> [Short problem]: Repeat the listing in full, preserving every character.

> [Data shown]:
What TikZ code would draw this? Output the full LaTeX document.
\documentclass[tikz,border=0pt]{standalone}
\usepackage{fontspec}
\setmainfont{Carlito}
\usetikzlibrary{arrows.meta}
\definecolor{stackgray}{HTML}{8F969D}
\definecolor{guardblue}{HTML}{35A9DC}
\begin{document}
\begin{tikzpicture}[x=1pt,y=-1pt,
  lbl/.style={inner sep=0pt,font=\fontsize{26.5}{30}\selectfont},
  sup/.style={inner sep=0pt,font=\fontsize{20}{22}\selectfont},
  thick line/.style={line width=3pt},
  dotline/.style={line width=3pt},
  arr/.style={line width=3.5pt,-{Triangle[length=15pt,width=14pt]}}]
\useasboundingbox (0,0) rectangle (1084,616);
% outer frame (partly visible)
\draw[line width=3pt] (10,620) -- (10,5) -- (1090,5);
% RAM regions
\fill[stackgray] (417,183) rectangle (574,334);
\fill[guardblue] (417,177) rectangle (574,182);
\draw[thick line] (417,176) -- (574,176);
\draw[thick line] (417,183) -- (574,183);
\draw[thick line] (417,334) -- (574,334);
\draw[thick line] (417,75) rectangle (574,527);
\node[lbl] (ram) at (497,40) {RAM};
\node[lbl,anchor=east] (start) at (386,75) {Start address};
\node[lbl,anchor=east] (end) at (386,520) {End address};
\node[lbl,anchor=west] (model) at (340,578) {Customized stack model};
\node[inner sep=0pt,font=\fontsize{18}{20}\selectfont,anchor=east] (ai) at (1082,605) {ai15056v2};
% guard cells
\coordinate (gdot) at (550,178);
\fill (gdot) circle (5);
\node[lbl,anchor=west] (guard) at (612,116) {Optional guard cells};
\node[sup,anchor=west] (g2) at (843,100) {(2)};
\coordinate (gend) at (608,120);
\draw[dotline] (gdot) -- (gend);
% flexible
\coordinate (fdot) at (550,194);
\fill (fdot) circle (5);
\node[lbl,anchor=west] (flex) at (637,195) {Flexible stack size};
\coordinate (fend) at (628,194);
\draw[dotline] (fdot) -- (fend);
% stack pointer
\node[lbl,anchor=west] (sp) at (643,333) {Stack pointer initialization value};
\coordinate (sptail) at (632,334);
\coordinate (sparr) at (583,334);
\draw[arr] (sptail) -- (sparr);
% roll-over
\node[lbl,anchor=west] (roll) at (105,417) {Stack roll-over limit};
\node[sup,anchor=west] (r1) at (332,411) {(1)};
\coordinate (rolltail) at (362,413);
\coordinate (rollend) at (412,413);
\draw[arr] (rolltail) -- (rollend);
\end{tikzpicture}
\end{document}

> [Written response]:
What TikZ code would draw this? Output the full LaTeX document.
\documentclass[tikz,border=0pt]{standalone}
\usepackage{fontspec}
\setmainfont{Carlito}
\usetikzlibrary{arrows.meta}
\definecolor{stackgray}{HTML}{8F969D}
\definecolor{guardblue}{HTML}{35A9DC}
\begin{document}
\begin{tikzpicture}[x=1pt,y=-1pt,
  lbl/.style={inner sep=0pt,font=\fontsize{26.5}{30}\selectfont},
  sup/.style={inner sep=0pt,font=\fontsize{20}{22}\selectfont},
  thick line/.style={line width=3pt},
  dotline/.style={line width=3pt},
  arr/.style={line width=3.5pt,-{Triangle[length=15pt,width=14pt]}}]
\useasboundingbox (0,0) rectangle (1084,616);
% outer frame (partly visible)
\draw[line width=3pt] (10,620) -- (10,5) -- (1090,5);
% RAM regions
\fill[stackgray] (417,183) rectangle (574,334);
\fill[guardblue] (417,177) rectangle (574,182);
\draw[thick line] (417,176) -- (574,176);
\draw[thick line] (417,183) -- (574,183);
\draw[thick line] (417,334) -- (574,334);
\draw[thick line] (417,75) rectangle (574,527);
\node[lbl] (ram) at (497,40) {RAM};
\node[lbl,anchor=east] (start) at (386,75) {Start address};
\node[lbl,anchor=east] (end) at (386,520) {End address};
\node[lbl,anchor=west] (model) at (340,578) {Customized stack model};
\node[inner sep=0pt,font=\fontsize{18}{20}\selectfont,anchor=east] (ai) at (1082,605) {ai15056v2};
% guard cells
\coordinate (gdot) at (550,178);
\fill (gdot) circle (5);
\node[lbl,anchor=west] (guard) at (612,116) {Optional guard cells};
\node[sup,anchor=west] (g2) at (843,100) {(2)};
\coordinate (gend) at (608,120);
\draw[dotline] (gdot) -- (gend);
% flexible
\coordinate (fdot) at (550,194);
\fill (fdot) circle (5);
\node[lbl,anchor=west] (flex) at (637,195) {Flexible stack size};
\coordinate (fend) at (628,194);
\draw[dotline] (fdot) -- (fend);
% stack pointer
\node[lbl,anchor=west] (sp) at (643,333) {Stack pointer initialization value};
\coordinate (sptail) at (632,334);
\coordinate (sparr) at (583,334);
\draw[arr] (sptail) -- (sparr);
% roll-over
\node[lbl,anchor=west] (roll) at (105,417) {Stack roll-over limit};
\node[sup,anchor=west] (r1) at (332,411) {(1)};
\coordinate (rolltail) at (362,413);
\coordinate (rollend) at (412,413);
\draw[arr] (rolltail) -- (rollend);
\end{tikzpicture}
\end{document}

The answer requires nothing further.